The Addition Property of Equality is a fundamental concept in solving linear equations. This property states that if you add the same number to both sides of an equation, the equality remains unchanged. In simple terms, it's like keeping a balance by treating both sides equally. Imagine you're adjusting a see-saw; adding weight to both sides keeps it balanced.

Let's consider the equation \(5 = -13 + y\). Our goal is to isolate \(y\), and we can start doing this by addressing the \(-13\) on the right side using the addition property. To cancel \(-13\), we need to add \(13\) to both sides of the equation:

• Original: \(5 = -13 + y\)
• Add \(13\) to both sides: \(5 + 13 = -13 + y + 13\)

After adding, the equation is transformed to \(18 = y\). Notice that by performing the same operation on both sides, we maintain the balance and integrity of the equation.

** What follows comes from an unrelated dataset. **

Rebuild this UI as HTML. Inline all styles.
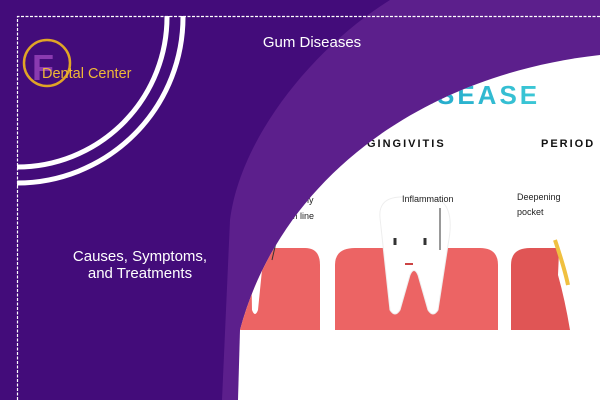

The beauty of the addition property is it simplifies complex equations, making it easier to solve for the unknown variable.

Isolating variables is a key step in equation solving, allowing us to pinpoint an unknown's value. The aim is to get the variable by itself on one side of the equation by systematically removing other substances via inverse operations.

In our exercise, we initially dealt with \(5 = -13 + y\). Here, \(y\) is mixed up with \(-13\). We use inverse actions to neatly separate or 'isolate' \(y\). Since the equation involves subtraction (\(-13\)), we counter it through addition. By adding \(13\) to \(-13\), they cancel out, leaving \(y\) on its own:

• Initial form: \(-13 + y\)
• Apply addition: \(-13 + 13 + y = y\)

Resulting in \(18 = y\), we now have \(y\) isolated, revealing its value beautifully.

This process of isolating the variable is crucial. It transitions the equation from complex to clear, making the next steps straightforward and manageable.

Once we find a solution, verifying it is our assurance that the process was correct. Essentially, it's a double-check ensuring nothing was missed along the way. Verification involves substituting the found value back into the original equation to see if both sides remain equal.

For our equation \(5 = -13 + y\), we determined \(y = 18\). Now it's critical to replace \(y\) with \(18\) to confirm accuracy:

• Checking: \(5 = -13 + 18\)
• Simplifying: \(5 = 5\)

As both sides are indeed equal, our solution holds true.

Solution verification acts as a safety net. It's particularly useful, because mistakes can occur in earlier steps, and this final review catches such errors. Consistently practicing solution verification strengthens problem-solving skills and builds confidence knowing each solution is accurate.